__Given task__
Using the entries that follow, collect the lines where the word "matplotlib" appears.

****

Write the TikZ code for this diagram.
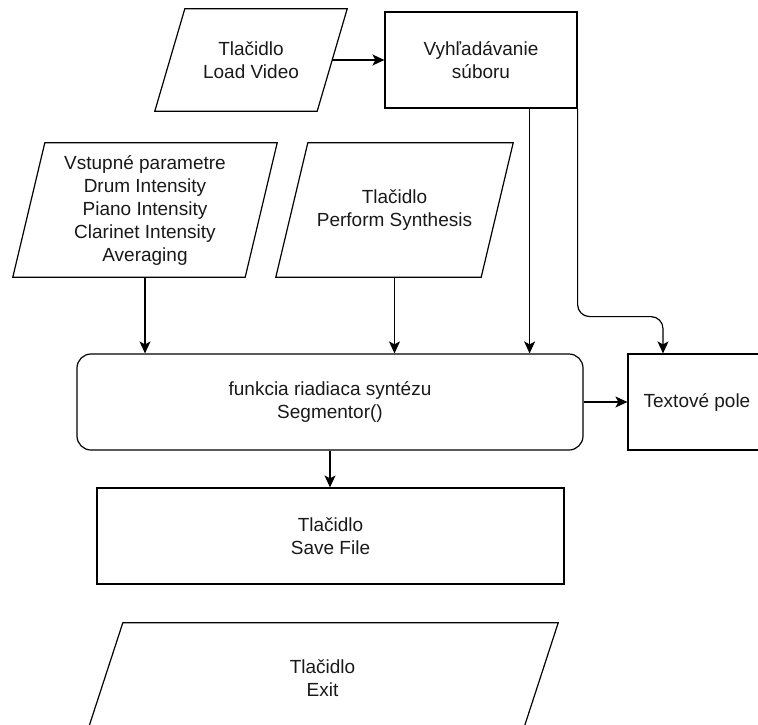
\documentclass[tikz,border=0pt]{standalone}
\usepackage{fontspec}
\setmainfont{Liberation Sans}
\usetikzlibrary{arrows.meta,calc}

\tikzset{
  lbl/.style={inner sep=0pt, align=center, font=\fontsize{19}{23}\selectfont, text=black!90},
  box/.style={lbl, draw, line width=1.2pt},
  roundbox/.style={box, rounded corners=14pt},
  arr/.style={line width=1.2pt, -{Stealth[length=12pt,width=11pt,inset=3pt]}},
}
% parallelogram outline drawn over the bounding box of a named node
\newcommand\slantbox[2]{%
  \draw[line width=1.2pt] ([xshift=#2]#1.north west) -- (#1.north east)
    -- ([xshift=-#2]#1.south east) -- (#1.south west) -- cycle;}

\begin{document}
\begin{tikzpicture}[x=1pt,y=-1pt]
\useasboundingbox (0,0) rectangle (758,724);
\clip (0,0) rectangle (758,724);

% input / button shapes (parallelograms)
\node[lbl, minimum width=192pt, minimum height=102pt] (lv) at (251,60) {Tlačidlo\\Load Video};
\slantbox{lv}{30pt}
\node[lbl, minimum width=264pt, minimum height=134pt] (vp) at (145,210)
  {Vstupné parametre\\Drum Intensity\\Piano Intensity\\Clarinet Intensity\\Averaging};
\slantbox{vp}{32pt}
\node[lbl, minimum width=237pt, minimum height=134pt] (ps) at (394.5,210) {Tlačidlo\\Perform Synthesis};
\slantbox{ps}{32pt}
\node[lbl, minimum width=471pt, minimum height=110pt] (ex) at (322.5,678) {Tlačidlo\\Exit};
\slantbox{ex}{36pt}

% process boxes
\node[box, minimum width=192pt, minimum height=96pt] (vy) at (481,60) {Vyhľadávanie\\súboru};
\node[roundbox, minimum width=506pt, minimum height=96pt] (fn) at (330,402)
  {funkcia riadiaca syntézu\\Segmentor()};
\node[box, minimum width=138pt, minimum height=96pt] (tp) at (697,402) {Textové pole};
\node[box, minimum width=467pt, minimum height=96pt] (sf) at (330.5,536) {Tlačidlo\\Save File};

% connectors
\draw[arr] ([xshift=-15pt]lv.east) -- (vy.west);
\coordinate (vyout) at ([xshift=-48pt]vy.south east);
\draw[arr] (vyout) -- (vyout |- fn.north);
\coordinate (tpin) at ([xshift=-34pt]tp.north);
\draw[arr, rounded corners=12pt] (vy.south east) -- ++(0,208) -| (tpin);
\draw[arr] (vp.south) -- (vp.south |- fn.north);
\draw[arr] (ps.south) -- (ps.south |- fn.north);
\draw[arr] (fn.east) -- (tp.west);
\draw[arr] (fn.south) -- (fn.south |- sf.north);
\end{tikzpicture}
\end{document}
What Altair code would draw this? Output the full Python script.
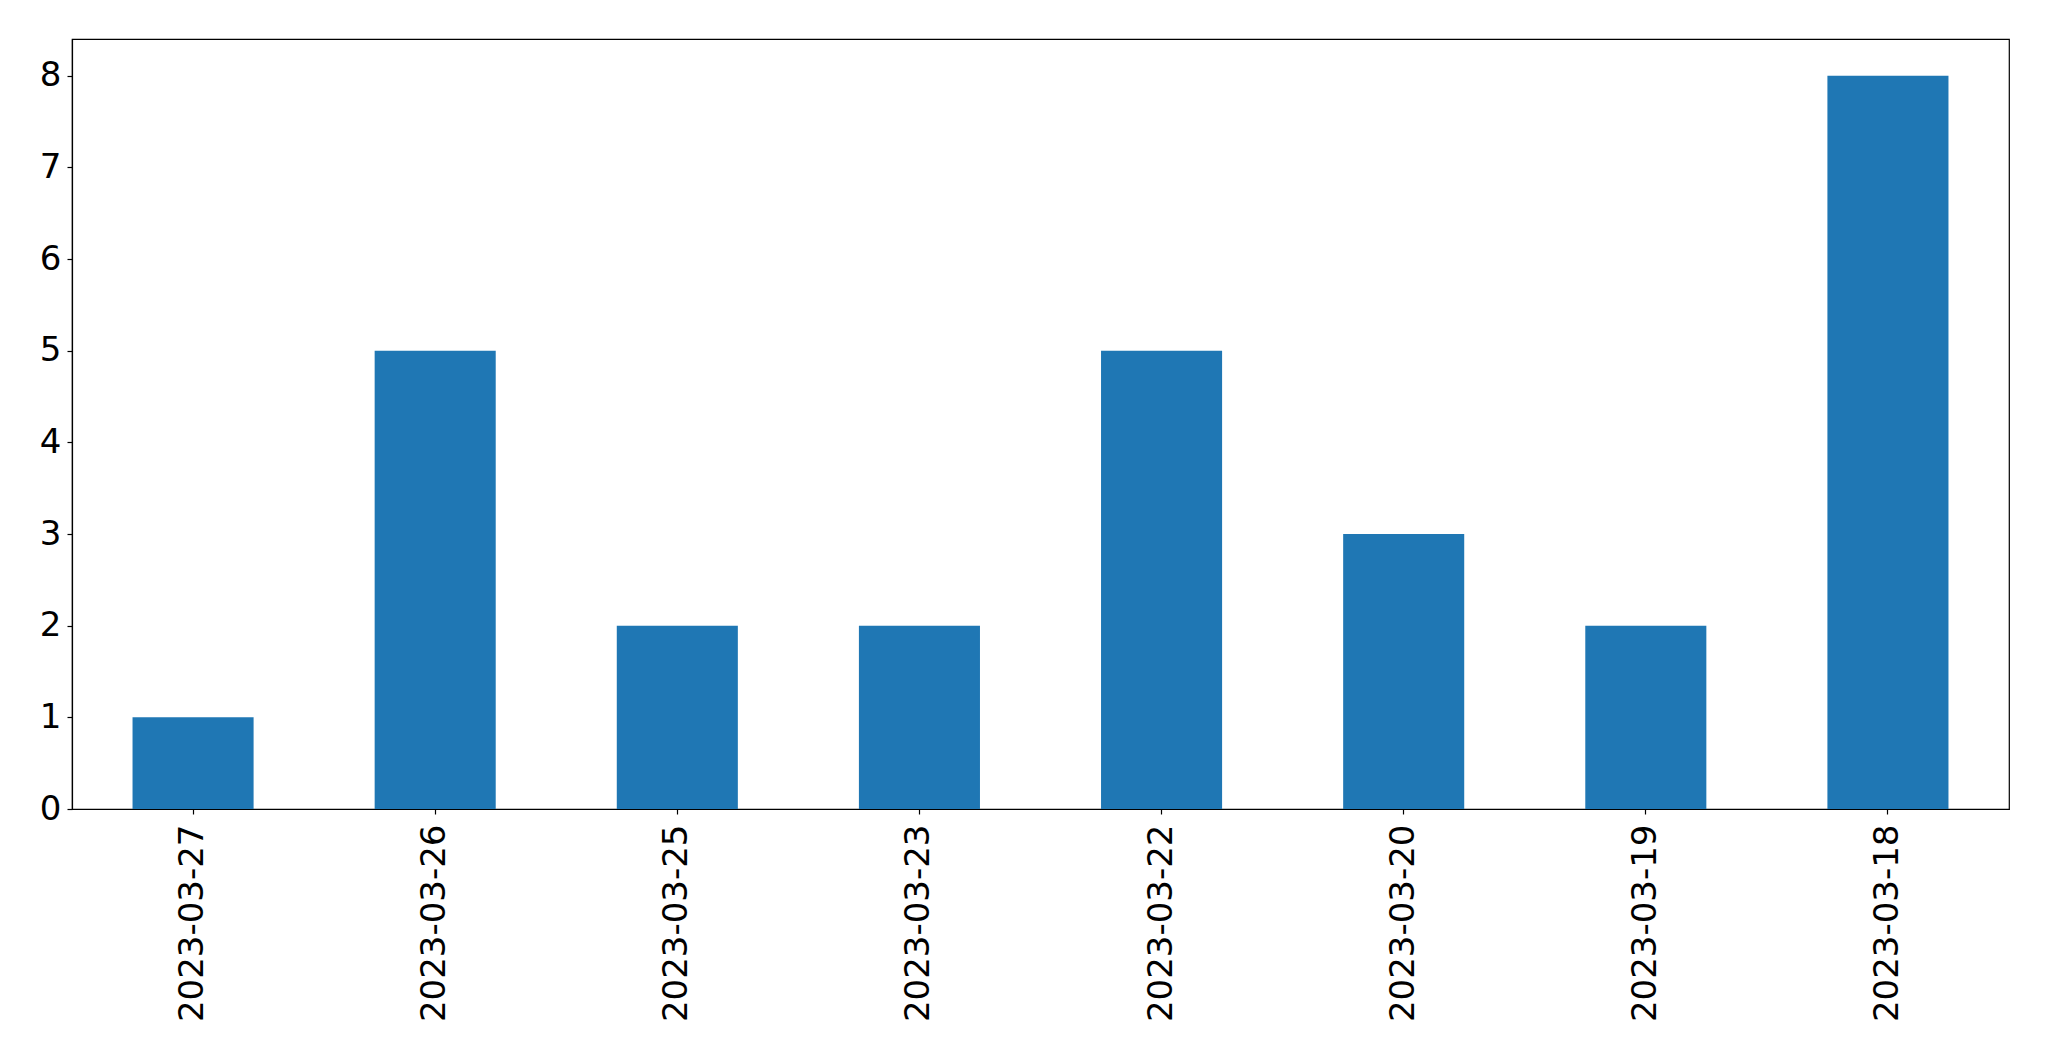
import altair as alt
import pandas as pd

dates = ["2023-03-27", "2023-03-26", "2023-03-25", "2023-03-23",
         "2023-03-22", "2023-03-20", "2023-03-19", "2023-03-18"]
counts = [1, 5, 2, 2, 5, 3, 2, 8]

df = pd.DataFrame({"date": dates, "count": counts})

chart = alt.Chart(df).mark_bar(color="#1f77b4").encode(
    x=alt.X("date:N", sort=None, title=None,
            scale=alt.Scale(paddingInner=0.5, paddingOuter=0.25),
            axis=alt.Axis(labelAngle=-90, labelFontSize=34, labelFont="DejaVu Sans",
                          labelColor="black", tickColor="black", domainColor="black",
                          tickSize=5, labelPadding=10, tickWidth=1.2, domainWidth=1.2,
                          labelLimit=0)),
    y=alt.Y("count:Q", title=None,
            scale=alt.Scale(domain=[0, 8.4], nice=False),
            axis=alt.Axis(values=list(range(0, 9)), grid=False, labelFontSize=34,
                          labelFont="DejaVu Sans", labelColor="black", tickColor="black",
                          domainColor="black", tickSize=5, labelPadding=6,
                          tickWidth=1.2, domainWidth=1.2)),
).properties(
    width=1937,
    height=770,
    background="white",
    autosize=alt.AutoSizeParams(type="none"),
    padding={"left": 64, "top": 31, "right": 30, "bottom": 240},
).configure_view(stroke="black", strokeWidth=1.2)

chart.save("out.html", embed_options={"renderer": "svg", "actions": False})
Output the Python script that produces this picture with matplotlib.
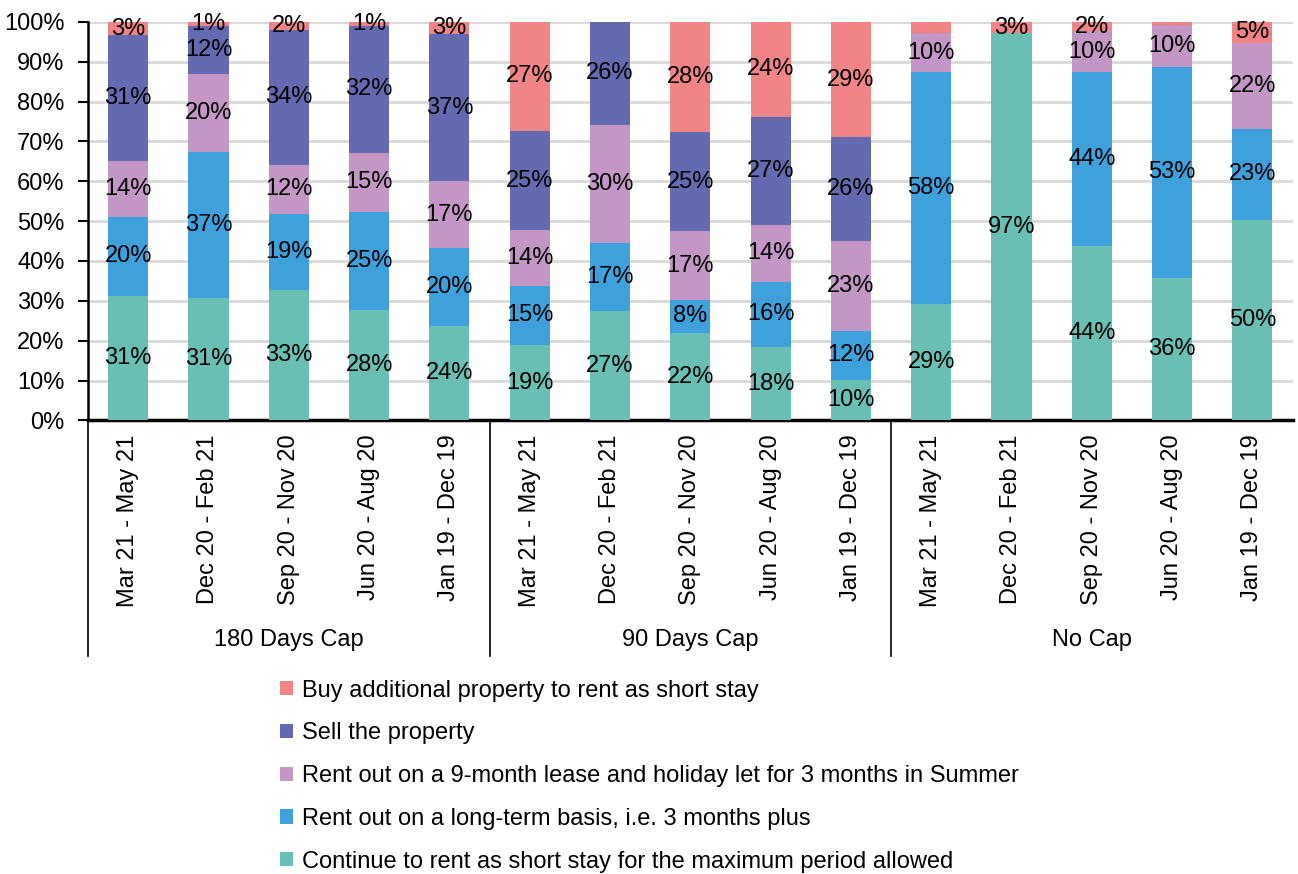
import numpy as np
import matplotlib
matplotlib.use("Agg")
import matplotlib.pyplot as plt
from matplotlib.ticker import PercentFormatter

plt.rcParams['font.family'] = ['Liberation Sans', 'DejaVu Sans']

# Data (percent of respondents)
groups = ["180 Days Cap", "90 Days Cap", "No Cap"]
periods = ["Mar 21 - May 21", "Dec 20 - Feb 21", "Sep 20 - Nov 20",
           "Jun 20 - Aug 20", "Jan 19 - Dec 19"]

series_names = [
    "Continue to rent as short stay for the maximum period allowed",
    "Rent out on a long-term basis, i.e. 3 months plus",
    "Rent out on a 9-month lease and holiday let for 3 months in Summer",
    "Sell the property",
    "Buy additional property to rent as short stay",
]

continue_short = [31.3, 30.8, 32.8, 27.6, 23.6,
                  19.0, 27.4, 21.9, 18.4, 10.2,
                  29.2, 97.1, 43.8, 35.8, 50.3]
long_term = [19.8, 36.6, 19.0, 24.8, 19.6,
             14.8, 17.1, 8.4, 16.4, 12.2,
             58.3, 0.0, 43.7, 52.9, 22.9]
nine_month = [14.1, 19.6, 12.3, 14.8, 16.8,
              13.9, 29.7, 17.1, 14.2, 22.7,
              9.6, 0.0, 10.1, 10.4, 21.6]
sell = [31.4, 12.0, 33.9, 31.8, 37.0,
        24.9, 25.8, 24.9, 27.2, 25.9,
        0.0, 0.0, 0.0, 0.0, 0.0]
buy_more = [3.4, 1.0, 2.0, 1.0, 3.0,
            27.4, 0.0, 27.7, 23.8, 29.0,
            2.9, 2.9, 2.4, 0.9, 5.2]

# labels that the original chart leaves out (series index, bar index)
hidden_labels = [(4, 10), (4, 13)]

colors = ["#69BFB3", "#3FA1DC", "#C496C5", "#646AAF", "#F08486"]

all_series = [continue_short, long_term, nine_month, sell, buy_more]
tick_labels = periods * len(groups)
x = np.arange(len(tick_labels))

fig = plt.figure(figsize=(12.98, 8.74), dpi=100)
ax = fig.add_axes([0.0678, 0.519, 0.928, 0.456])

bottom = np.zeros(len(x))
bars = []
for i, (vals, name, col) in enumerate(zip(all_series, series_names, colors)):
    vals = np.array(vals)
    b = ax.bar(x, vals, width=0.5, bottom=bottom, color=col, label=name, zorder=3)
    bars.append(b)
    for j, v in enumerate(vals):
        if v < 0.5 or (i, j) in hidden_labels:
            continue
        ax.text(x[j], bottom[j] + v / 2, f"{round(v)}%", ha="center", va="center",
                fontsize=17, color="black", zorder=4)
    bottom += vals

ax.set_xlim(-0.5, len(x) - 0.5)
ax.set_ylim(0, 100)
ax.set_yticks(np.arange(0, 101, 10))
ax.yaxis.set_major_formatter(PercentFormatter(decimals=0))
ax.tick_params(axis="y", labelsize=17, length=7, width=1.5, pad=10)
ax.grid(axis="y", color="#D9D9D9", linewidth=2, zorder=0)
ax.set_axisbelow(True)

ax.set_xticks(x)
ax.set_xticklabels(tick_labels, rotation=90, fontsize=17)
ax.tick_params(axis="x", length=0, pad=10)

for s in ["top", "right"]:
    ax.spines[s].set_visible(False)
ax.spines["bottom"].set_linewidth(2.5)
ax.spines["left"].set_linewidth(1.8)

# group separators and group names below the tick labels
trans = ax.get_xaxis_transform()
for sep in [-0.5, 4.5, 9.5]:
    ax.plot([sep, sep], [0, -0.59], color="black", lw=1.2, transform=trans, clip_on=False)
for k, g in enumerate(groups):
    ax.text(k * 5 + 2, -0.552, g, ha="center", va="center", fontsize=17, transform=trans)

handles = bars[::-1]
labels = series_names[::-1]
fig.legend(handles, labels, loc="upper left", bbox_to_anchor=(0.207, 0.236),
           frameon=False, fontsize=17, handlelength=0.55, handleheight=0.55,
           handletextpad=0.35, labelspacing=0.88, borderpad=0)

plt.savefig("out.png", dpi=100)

****

__The completed task__
Output the Python script that produces this picture with matplotlib.
import matplotlib
matplotlib.use("Agg")
import matplotlib.pyplot as plt
from matplotlib.ticker import PercentFormatter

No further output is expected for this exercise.